Ritual 2: The Quarterly Burn
Every organization accumulates strategic debt. Projects that made sense two years ago but now consume resources without generating results. Initiatives that nobody wants to kill because someone important sponsored them. Meetings that exist because they’ve always existed.
Good strategy requires choosing what not to do. But most leadership teams are better at adding priorities than subtracting them.
Every 90 days, schedule a two-hour session with one purpose: identify what to stop. Not pause. Stop.
The test is simple. For each active initiative, ask: “If we weren’t already doing this, would we start it today?” Be aware of the Sunk Cost Bias. If the answer is no, cut it. Redirect the resources to something that matters.
This is uncomfortable. It requires admitting that past decisions were wrong or that conditions changed. But the alternative is worse. Low-metabolism organizations die slowly, suffocated by their own accumulated commitments.
Ritual 3: Distributed Decision Rights
Here’s a question: if your market shifted by 20% tomorrow, how many layers of approval would it take for your front-line team to respond?
In most mid-market companies, the answer is “too many.” A salesperson notices a competitor undercutting on price. They escalate to their manager. The manager escalates to the VP. The VP schedules time with the CEO. By the time a decision gets made, the customer is gone.
High-metabolism organizations push decision rights down to the people closest to the information. Not every decision. Not bet-the-company choices. But the micro-pivots that compound into strategic agility.
This requires two things. First, strategic clarity across the company. If people don’t understand where you’re trying to win and how, they can’t make good judgment calls. Second, trust. You have to believe that people will make reasonable decisions even when you’re not in the room.
The CEO’s job isn’t to make every decision. It’s to build a system where good decisions happen without top-level executive involvement.
The Bottom Line
The winners of 2026 won’t be the companies with the best PowerPoint decks. They’ll be the ones who can digest a market shift on Monday and have a coordinated response by Friday.
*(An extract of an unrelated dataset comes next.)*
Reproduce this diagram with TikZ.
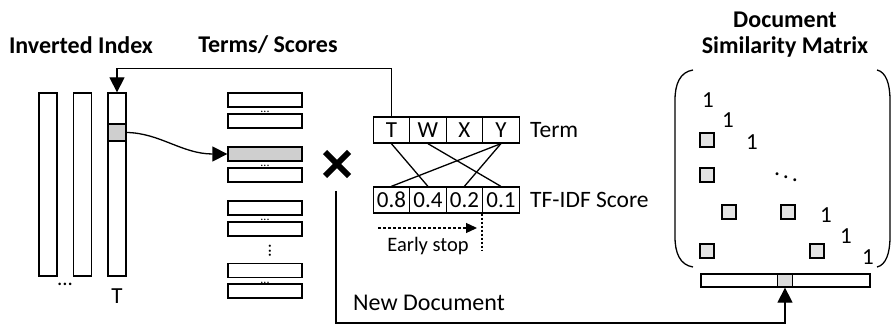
\documentclass[tikz,border=0pt]{standalone}
\usepackage{fontspec}
\setmainfont{Carlito}
\usetikzlibrary{arrows.meta}
\tikzset{
  box/.style={draw, line width=1.3pt, inner sep=0pt, fill=white},
  gbox/.style={box, fill=gray!38},
  mbox/.style={draw, line width=1.3pt, fill=gray!22, minimum size=14pt, inner sep=0pt},
  cell/.style={box, minimum width=36.5pt, minimum height=26pt, anchor=west, font=\fontsize{23}{23}\selectfont},
  bar/.style={box, minimum width=74pt, minimum height=14pt},
  col/.style={box, minimum width=18pt, minimum height=183pt},
  ttl/.style={font=\fontsize{24}{24}\selectfont\bfseries},
  lbl/.style={font=\fontsize{23.5}{23.5}\selectfont, inner sep=0pt},
  one/.style={font=\fontsize{23}{23}\selectfont, inner sep=0pt},
  smalldots/.style={font=\fontsize{12}{12}\selectfont, inner sep=0pt, anchor=base},
  conn/.style={line width=1.3pt},
  arr/.style={conn, -{Triangle[length=15pt,width=15pt]}},
}
\begin{document}
\begin{tikzpicture}[x=1pt,y=-1pt]
\useasboundingbox (0,0) rectangle (892,326);

% titles
\node[ttl] (t1) at (81,45) {Inverted Index};
\node[ttl] (t2) at (268,45) {Terms/ Scores};
\node[ttl] (t3) at (785,20) {Document};
\node[ttl] (t4) at (785,47) {Similarity Matrix};

% inverted index
\node[col] (c1) at (48,184.5) {};
\node[col] (c2) at (82.5,184.5) {};
\node[col] (c3) at (117,184.5) {};
\node[gbox, minimum width=18pt, minimum height=17pt] (cg) at (117,132.5) {};
\node[font=\fontsize{21}{21}\selectfont, inner sep=0pt] (idots) at (65,284) {...};
\node[font=\fontsize{23}{23}\selectfont, inner sep=0pt] (iT) at (117,296) {T};

% term/score bars
\node[bar] (b1) at (265,100) {};
\node[bar] (b2) at (265,121) {};
\node[bar, fill=gray!38] (b3) at (265,154) {};
\node[bar] (b4) at (265,175) {};
\node[bar] (b5) at (265,208) {};
\node[bar] (b6) at (265,229) {};
\node[bar] (b7) at (265,270.5) {};
\node[bar] (b8) at (265,291) {};
\node[smalldots] (d1) at (265,112.5) {...};
\node[smalldots] (d2) at (265,166.5) {...};
\node[smalldots] (d3) at (265,220.5) {...};
\node[smalldots] (d4) at (265,283.5) {...};
\node[font=\fontsize{18}{18}\selectfont, inner sep=0pt, rotate=90] (vd) at (270,251) {...};

\draw[arr] (cg.east) .. controls (160,133) and (182,154) .. (b3.west);

% multiply mark
\draw[line width=6pt] (325,152) -- (349,176) (349,152) -- (325,176);

% term row
\node[cell] (tT) at (372.5,130) {T};
\node[cell] (tW) at (409,130) {W};
\node[cell] (tX) at (445.5,130) {X};
\node[cell] (tY) at (482,130) {Y};
\node[lbl, anchor=west] (lterm) at (530,130) {Term};

% score row
\node[cell] (s08) at (372.5,200) {0.8};
\node[cell] (s04) at (409,200) {0.4};
\node[cell] (s02) at (445.5,200) {0.2};
\node[cell] (s01) at (482,200) {0.1};
\node[lbl, anchor=west] (lscore) at (530,200) {TF-IDF Score};

\draw[conn] (tT.south) -- (s04.north);
\draw[conn] (tW.south) -- (s01.north);
\draw[conn] (tY.south) -- (s08.north);
\draw[conn] (tY.south) -- (s02.north);

% early stop
\coordinate (es1) at (378,228);
\coordinate (es2) at (477,228);
\coordinate (es3) at (482,251);
\draw[conn, dash pattern=on 3pt off 2pt, -{Triangle[length=11pt,width=10pt]}] (es1) -- (es2);
\draw[conn, dash pattern=on 2pt off 2pt] (s01.south west) -- (es3);
\node[font=\fontsize{20.5}{20.5}\selectfont, inner sep=0pt] (lstop) at (428,246) {Early stop};

% feedback arrow to inverted index
\draw[arr] (tT.north) -- ++(0,-48) -| (c3.north);

% matrix
\draw[conn] (693,70) .. controls (680,72) and (675,84) .. (675,100) -- (675,237) .. controls (675,253) and (680,265) .. (693,267);
\draw[conn] (877,70) .. controls (886,72) and (890,84) .. (890,100) -- (890,237) .. controls (890,253) and (886,265) .. (877,267);
\node[one] (m1) at (708,100) {1};
\node[one] (m2) at (728,120) {1};
\node[one] (m3) at (752,142) {1};
\node[one] (m4) at (826,215) {1};
\node[one] (m5) at (846,236) {1};
\node[one] (m6) at (868,257) {1};
\node[font=\fontsize{24}{24}\selectfont, inner sep=0pt] (mdd) at (786,174) {$\ddots$};
\node[mbox] (q1) at (707,140) {};
\node[mbox] (q2) at (707,175) {};
\node[mbox] (q3) at (729,212) {};
\node[mbox] (q4) at (788,212) {};
\node[mbox] (q5) at (707,251) {};
\node[mbox] (q6) at (817,251) {};

% new document
\node[box, minimum width=169pt, minimum height=13pt] (nd) at (785.5,280.5) {};
\node[box, fill=gray!28, minimum width=15pt, minimum height=13pt] (ndc) at (785,280.5) {};
\coordinate (ndstart) at (336,191);
\coordinate (ndcorner) at (336,323);
\draw[arr] (ndstart) -- (ndcorner) -| (ndc.south);
\node[font=\fontsize{24}{24}\selectfont, inner sep=0pt, anchor=west] (lnd) at (353,303) {New Document};
\end{tikzpicture}
\end{document}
That doesn’t require genius. It requires three rituals practiced consistently:
Scan your assumptions weekly. Burn your dead weight quarterly. Push decisions to the people with the data.
Do this for a year and you won’t recognize your organization. You’ll have built something most mid-market companies lack: a leadership team that can adapt as fast as the market demands.
Question for the week: When was the last time your leadership team killed a project that was “working fine” but no longer fit your strategy?